The Dubai government is aiming to use blockchain for all applicable government documents by 2020.
US technology firm IBM on Tuesday announced the launch of a blockchain platform in partnership with the Dubai government.
The Dubai Blockchain Platform is described as the first government-endorsed platform-as-a-service in the UAE and offers data sovereignty and lower operating costs, according to the announcement.
The organisations said it was designed to help companies in the country transition blockchain testing and development into full production and digitise government services.
“The Dubai Blockchain Platform we are launching today with IBM – who bring a wealth of insight and expertise in the advanced tech industries – drives us forward in our mission and allows us to power all blockchain applications in the city from one united portal,” said Smart Dubai Office director general Dr Aisha Bint Butti Bin Bishr.
Blockchain was originally designed as the distributed database list system behind bitcoin. Under the system, every transaction or input is recorded in a tamper and revision proof record shared between all parties.

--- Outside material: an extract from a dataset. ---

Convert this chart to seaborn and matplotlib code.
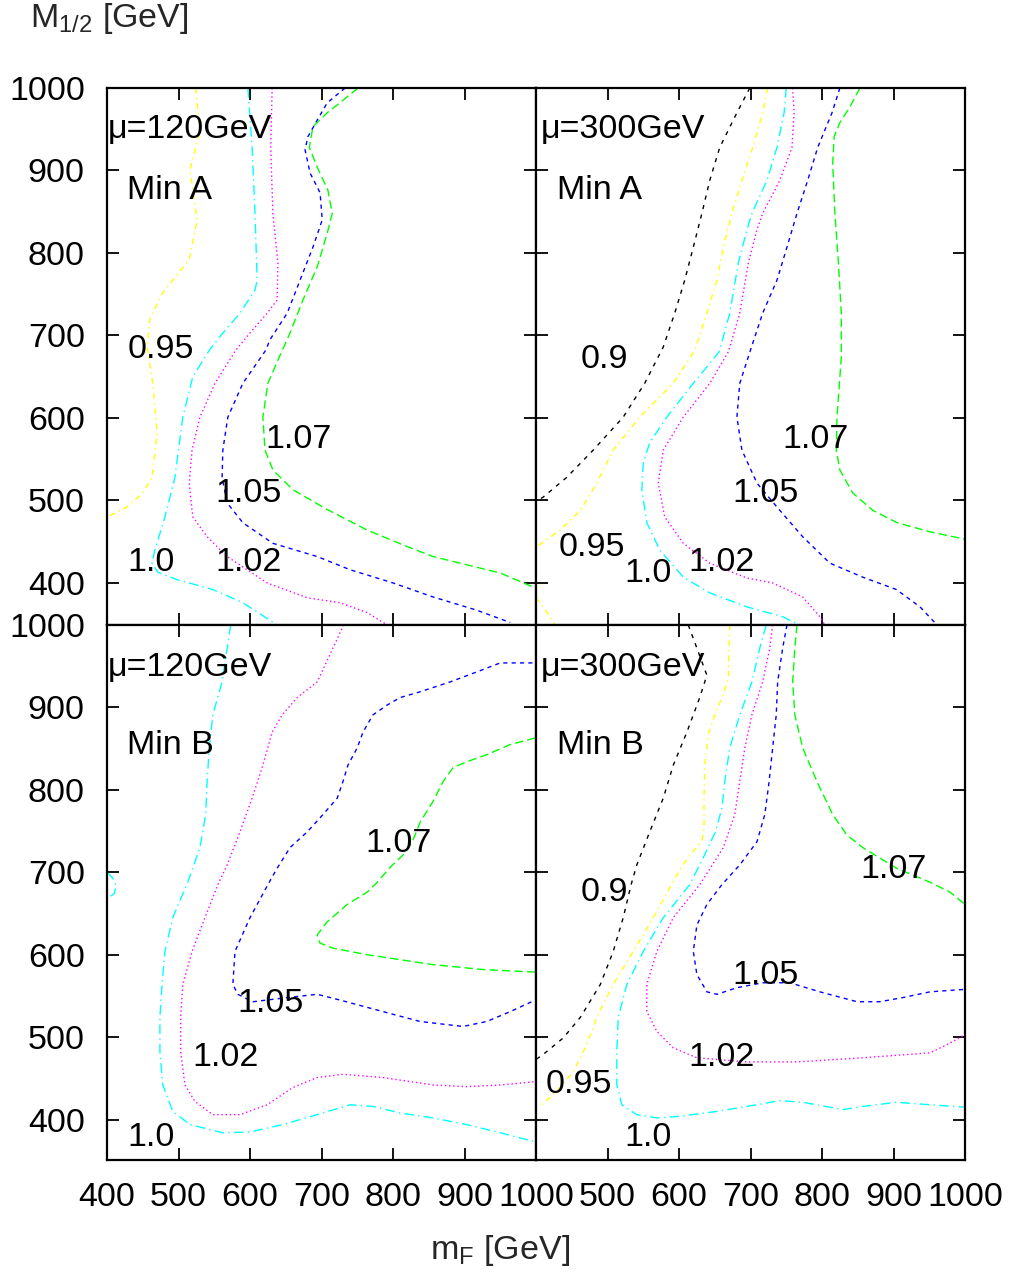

The Dubai government is aiming to go completely paperless by the end of 2021 and use blockchain for all applicable government documents by 2020.
In the wider, UAE the goal is for 50 per cent of government transactions to use blockchain by 2021.

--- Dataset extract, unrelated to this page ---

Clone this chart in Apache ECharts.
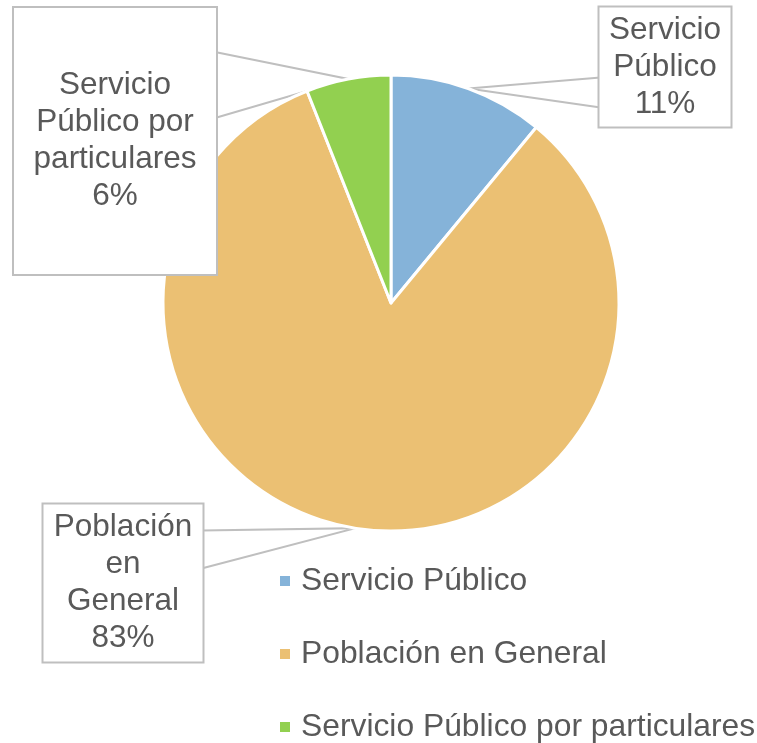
<!DOCTYPE html>
<html>
<head>
<meta charset="utf-8">
<style>
html, body { margin: 0; padding: 0; background: #fff; }
#chart { width: 757px; height: 743px; }
</style>
<script src="https://cdn.jsdelivr.net/npm/echarts@6/dist/echarts.min.js"></script>
</head>
<body>
<div id="chart"></div>
<script>
// categories and values (percent of total)
var categories = ['Servicio Público', 'Población en General', 'Servicio Público por particulares'];
var values = [11, 83, 6];
// how each callout wraps its name
var wrappedNames = ['Servicio\nPúblico', 'Población\nen\nGeneral', 'Servicio\nPúblico por\nparticulares'];
var colors = ['#85b3d9', '#ebc073', '#92d050'];

// callout boxes: center, size, and where the pointer meets the box edge
// side: -1 = left edge, 1 = right edge; a/b = offsets from box top
var boxes = [
  { cx: 665, cy: 67, w: 131, h: 119, side: -1, a: 70, b: 100 },
  { cx: 123, cy: 583, w: 159, h: 157, side: 1, a: 26, b: 64 },
  { cx: 115, cy: 141, w: 202, h: 266, side: 1, a: 44, b: 110 }
];
var lh = 37;
var font = 'Liberation Sans, Arial, sans-serif';

var chart = echarts.init(document.getElementById('chart'));

var pieData = categories.map(function (name, i) {
  var nLines = wrappedNames[i].split('\n').length + 1;
  var padV = Math.max(0, (boxes[i].h - nLines * lh) / 2);
  return {
    name: name,
    value: values[i],
    label: {
      width: boxes[i].w - 4,
      padding: [padV, 2]
    }
  };
});

var option = {
  animation: false,
  color: colors,
  legend: {
    orient: 'vertical',
    left: 278,
    top: 565,
    padding: 0,
    itemGap: 41,
    itemWidth: 12,
    itemHeight: 12,
    icon: 'rect',
    textStyle: {
      fontFamily: font,
      fontSize: 31.8,
      lineHeight: 32,
      color: '#595959',
      padding: [0, 0, 0, 5]
    },
    data: categories
  },
  series: [{
    type: 'pie',
    center: [391, 303],
    radius: 228,
    startAngle: 90,
    clockwise: true,
    itemStyle: { borderColor: '#fff', borderWidth: 3 },
    label: {
      show: true,
      position: 'outside',
      fontFamily: font,
      fontSize: 31.5,
      lineHeight: lh,
      color: '#595959',
      align: 'center',
      backgroundColor: '#fff',
      borderColor: '#bfbfbf',
      borderWidth: 2,
      formatter: function (p) {
        return wrappedNames[p.dataIndex] + '\n' + Math.round(p.percent) + '%';
      }
    },
    labelLine: {
      show: true,
      length: 10,
      length2: 10,
      lineStyle: { color: '#bfbfbf', width: 2 }
    },
    labelLayout: function (p) {
      var b = boxes[p.dataIndex];
      var res = { x: b.cx, y: b.cy, align: 'center', verticalAlign: 'middle' };
      if (p.labelLinePoints && p.labelLinePoints.length) {
        var tip = p.labelLinePoints[0];
        var ex = b.cx + b.side * (b.w / 2 - 1);
        var top = b.cy - b.h / 2;
        res.labelLinePoints = [[ex, top + b.a], [tip[0], tip[1]], [ex, top + b.b]];
      }
      return res;
    },
    data: pieData
  }]
};

chart.setOption(option);
</script>
</body>
</html>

The new platform conforms to IT regulation issued by the Dubai government and uses IBM’s mainframe technology.
IBM said the first project to use it would be the Dubai Pay Blockchain Settlement and Reconciliation System, speeding up government payments.

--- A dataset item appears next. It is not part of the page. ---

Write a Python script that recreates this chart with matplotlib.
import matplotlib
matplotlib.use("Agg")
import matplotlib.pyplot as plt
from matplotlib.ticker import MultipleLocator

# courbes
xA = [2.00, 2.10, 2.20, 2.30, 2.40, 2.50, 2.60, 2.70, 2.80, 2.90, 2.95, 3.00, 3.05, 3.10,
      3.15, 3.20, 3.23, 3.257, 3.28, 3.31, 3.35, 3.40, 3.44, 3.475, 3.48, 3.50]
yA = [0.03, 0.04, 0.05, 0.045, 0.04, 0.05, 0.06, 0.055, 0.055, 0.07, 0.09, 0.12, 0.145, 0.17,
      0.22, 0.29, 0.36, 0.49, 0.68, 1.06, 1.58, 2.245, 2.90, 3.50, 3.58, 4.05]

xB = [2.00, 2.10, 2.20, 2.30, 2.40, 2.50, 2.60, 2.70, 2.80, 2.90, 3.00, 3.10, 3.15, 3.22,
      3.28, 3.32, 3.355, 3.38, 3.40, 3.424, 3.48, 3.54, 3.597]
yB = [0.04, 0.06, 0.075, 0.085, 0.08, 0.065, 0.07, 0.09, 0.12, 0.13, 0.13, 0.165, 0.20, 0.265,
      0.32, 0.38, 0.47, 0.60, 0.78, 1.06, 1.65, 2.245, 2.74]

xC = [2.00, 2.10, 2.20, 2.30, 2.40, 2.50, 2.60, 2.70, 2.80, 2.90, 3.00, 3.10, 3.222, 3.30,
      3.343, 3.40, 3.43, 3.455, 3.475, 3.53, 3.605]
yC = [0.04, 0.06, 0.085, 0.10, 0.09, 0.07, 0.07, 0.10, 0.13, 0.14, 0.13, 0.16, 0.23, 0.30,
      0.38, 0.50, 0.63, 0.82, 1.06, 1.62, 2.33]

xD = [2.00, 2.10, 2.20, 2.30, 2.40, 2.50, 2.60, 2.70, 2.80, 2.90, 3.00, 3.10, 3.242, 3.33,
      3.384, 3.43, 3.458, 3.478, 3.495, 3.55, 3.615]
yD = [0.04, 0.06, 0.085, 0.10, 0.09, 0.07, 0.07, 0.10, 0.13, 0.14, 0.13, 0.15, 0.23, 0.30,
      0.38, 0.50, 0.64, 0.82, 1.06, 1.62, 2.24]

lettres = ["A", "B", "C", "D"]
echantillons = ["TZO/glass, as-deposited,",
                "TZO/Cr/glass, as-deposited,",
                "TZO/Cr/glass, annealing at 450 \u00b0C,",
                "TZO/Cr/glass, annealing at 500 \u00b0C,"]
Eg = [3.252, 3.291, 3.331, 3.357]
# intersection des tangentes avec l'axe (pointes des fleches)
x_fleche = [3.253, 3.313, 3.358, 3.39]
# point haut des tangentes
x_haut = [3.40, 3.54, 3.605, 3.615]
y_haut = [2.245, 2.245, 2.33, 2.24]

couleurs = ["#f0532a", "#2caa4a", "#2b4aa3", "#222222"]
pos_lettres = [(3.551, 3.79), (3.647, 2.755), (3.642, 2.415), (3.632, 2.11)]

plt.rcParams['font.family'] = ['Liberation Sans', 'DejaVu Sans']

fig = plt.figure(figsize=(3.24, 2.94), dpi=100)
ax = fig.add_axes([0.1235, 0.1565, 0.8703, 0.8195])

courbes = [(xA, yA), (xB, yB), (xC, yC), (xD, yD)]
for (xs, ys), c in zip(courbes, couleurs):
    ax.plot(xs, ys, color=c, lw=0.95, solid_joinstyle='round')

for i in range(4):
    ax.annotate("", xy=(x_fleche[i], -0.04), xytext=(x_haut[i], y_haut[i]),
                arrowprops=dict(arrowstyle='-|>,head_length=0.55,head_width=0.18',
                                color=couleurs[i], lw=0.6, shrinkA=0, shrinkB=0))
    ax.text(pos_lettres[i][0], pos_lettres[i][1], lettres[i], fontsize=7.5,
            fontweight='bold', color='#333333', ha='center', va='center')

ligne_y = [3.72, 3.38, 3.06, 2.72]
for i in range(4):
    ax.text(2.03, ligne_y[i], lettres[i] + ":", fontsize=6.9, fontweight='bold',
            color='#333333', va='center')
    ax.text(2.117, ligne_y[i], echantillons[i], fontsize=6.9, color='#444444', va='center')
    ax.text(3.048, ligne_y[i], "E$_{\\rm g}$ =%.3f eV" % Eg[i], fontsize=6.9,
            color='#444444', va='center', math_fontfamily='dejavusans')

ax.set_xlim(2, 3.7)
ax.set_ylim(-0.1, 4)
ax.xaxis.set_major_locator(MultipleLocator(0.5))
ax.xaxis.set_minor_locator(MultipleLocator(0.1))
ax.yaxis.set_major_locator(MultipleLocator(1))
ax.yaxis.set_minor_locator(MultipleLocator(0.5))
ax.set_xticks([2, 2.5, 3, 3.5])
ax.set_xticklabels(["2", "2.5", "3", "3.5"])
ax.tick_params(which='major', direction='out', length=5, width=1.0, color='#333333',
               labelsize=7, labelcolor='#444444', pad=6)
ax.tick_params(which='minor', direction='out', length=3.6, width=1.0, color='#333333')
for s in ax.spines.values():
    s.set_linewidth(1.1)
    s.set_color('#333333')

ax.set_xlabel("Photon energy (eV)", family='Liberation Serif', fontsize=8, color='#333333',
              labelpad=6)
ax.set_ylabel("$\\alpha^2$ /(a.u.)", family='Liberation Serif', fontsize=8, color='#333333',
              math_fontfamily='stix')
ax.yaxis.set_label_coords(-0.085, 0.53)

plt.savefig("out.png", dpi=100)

The company was named government department Smart Dubai’s blockchain partner alongside Consensys in March 2017.
Consultancy International Data Corporation (IDC) said in a report released in February that Middle East and Africa blockchain spending would double in 2018 from $38.9m to $80.8m.
However, it stressed that it was still “early days” for the technology as use cases are explored
“Some of these may never go mainstream, stalling at the proof-of-concept stage as they fail to bring in the scale of efficiency that was meant to be achieved,” said IDC programme director for verticals Jebin George.